> **WHAT IS BEING ASKED**:
Copy out all lines with the word "matplotlib" in them.

> **COLLECTED MATERIAL**:

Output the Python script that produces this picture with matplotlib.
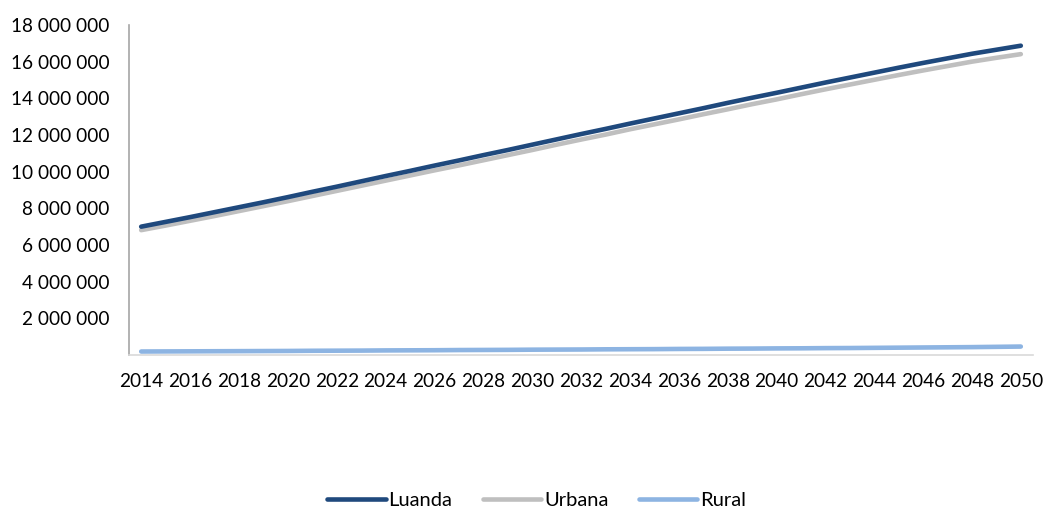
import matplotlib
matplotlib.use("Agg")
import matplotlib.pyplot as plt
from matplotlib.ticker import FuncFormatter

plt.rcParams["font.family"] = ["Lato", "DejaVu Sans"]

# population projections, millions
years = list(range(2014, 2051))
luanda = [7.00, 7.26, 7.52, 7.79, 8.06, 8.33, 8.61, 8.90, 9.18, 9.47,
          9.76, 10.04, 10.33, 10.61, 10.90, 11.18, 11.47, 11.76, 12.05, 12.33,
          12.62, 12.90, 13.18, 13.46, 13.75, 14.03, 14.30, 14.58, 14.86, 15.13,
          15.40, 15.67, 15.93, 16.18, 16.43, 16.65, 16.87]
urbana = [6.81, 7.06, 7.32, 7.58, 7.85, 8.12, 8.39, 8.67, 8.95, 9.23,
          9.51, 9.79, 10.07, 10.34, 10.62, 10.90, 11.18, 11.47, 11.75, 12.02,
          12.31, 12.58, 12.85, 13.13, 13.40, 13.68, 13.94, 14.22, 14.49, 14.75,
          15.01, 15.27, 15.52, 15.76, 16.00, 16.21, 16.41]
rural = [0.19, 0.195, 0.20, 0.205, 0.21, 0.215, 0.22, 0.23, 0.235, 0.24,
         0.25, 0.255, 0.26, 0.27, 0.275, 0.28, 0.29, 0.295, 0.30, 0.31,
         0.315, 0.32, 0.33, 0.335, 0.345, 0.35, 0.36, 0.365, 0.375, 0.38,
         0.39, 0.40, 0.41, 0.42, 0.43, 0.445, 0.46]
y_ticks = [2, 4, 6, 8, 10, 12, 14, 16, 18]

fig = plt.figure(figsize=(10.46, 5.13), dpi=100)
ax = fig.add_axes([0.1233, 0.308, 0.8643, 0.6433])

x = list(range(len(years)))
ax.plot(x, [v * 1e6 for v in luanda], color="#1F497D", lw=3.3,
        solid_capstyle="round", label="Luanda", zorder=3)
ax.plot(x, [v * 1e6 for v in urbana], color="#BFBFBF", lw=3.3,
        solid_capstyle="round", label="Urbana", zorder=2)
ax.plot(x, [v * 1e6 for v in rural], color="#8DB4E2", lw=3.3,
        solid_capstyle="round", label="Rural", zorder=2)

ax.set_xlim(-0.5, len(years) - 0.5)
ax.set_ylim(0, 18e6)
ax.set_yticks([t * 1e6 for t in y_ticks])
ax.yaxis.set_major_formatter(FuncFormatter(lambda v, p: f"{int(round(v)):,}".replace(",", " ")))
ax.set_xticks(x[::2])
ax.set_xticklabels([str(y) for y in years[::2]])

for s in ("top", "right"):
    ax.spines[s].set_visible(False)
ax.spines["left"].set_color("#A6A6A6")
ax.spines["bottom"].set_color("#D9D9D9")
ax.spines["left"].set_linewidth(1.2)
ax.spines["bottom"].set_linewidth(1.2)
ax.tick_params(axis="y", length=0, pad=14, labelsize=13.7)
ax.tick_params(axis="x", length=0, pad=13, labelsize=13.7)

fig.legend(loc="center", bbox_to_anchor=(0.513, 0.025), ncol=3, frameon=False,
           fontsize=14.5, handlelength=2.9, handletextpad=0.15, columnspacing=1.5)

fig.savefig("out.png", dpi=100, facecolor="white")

> **TASK OUTPUT**:
Output the Python script that produces this picture with matplotlib.
import matplotlib
matplotlib.use("Agg")
import matplotlib.pyplot as plt
from matplotlib.ticker import FuncFormatter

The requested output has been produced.